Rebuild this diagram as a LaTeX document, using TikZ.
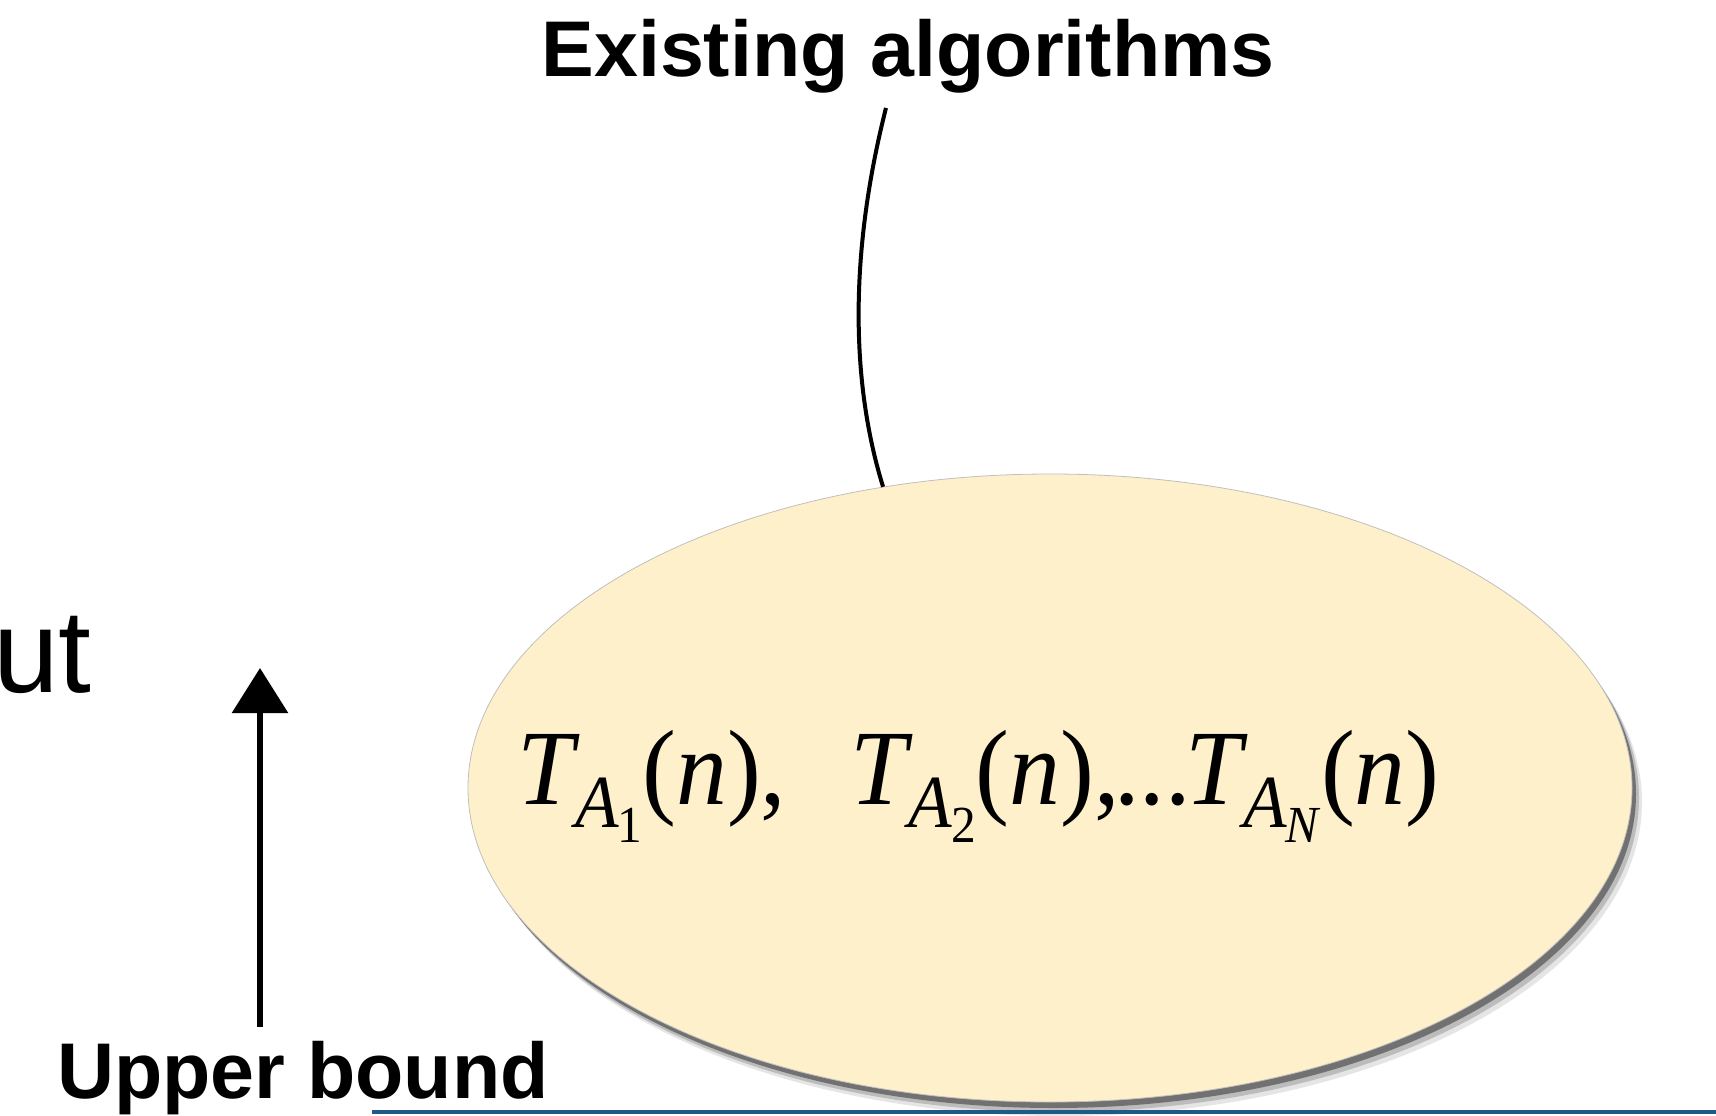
\documentclass[tikz,border=0pt]{standalone}
\usepackage{fontspec}
\usetikzlibrary{arrows.meta,shadows,shapes.geometric}
\newfontfamily\hv{Liberation Sans}
\newfontfamily\tm[FakeStretch=0.95]{Liberation Serif}
\definecolor{cream}{HTML}{FDF0CB}
\definecolor{rule}{HTML}{1F5A87}
\newcommand{\tsub}[1]{\textit{T}\kern-0.04em\raisebox{-0.22em}{\fontsize{75}{75}\selectfont\textit{A}\kern-0.02em\raisebox{-0.2em}{\fontsize{52}{52}\selectfont #1}}}
\begin{document}
\begin{tikzpicture}[x=1pt,y=-1pt,
  bigbold/.style={font=\hv\bfseries\fontsize{79}{80}\selectfont, inner sep=0pt},
  blob/.style={ellipse, fill=cream, draw=black!25, line width=0.8pt, inner sep=0pt,
     minimum width=1164pt, minimum height=628pt,
     drop shadow={shadow xshift=10pt,shadow yshift=-14pt,opacity=.10,fill=black},
     drop shadow={shadow xshift=7pt,shadow yshift=-10pt,opacity=.18,fill=black},
     drop shadow={shadow xshift=4pt,shadow yshift=-6pt,opacity=.4,fill=black}},
  leader/.style={line width=4pt, black},
  uparrow/.style={line width=6pt, -{Triangle[width=55pt,length=45pt]}}
]
\useasboundingbox (0,0) rectangle (1716,1116);
\node[blob] (ell) at (1050,788) {};
\node[inner sep=0pt, anchor=base west, font=\tm\fontsize{107}{110}\selectfont] (formula) at (517,804)
  {\tsub{1}(\textit{n}),\hspace{0.6em}\tsub{2}(\textit{n}),\kern-0.05em...\kern-0.05em\tsub{\textit{N}}(\textit{n})};
\node[bigbold, anchor=base] (exist) at (908,77) {Existing algorithms};
\node[bigbold, anchor=base west] (upper) at (57,1098) {Upper bound};
\node[inner sep=0pt, anchor=base east, font=\hv\fontsize{118}{120}\selectfont] (ut) at (92,692) {ut};
\draw[leader] ([xshift=-22pt,yshift=-14pt]exist.south) .. controls (850,250) and (850,380) .. (ell.119);
\coordinate (abot) at (260,1027);
\coordinate (atop) at (260,668);
\draw[uparrow] (abot) -- (atop);
\coordinate (rl) at (372,1112);
\coordinate (rr) at (1716,1112);
\draw[rule, line width=4pt] (rl) -- (rr);
\end{tikzpicture}
\end{document}
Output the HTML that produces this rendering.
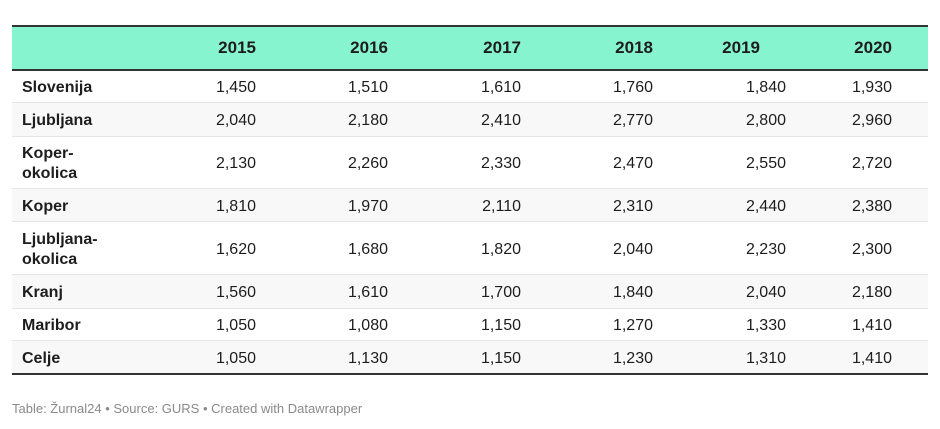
:::::
# PROMPT
From the records given above, copy all lines containing "HTML".

# OUTPUT OF THE TASK
\definecolor{cream}{HTML}{FDF0CB}
\definecolor{rule}{HTML}{1F5A87}
Output the HTML that produces this rendering.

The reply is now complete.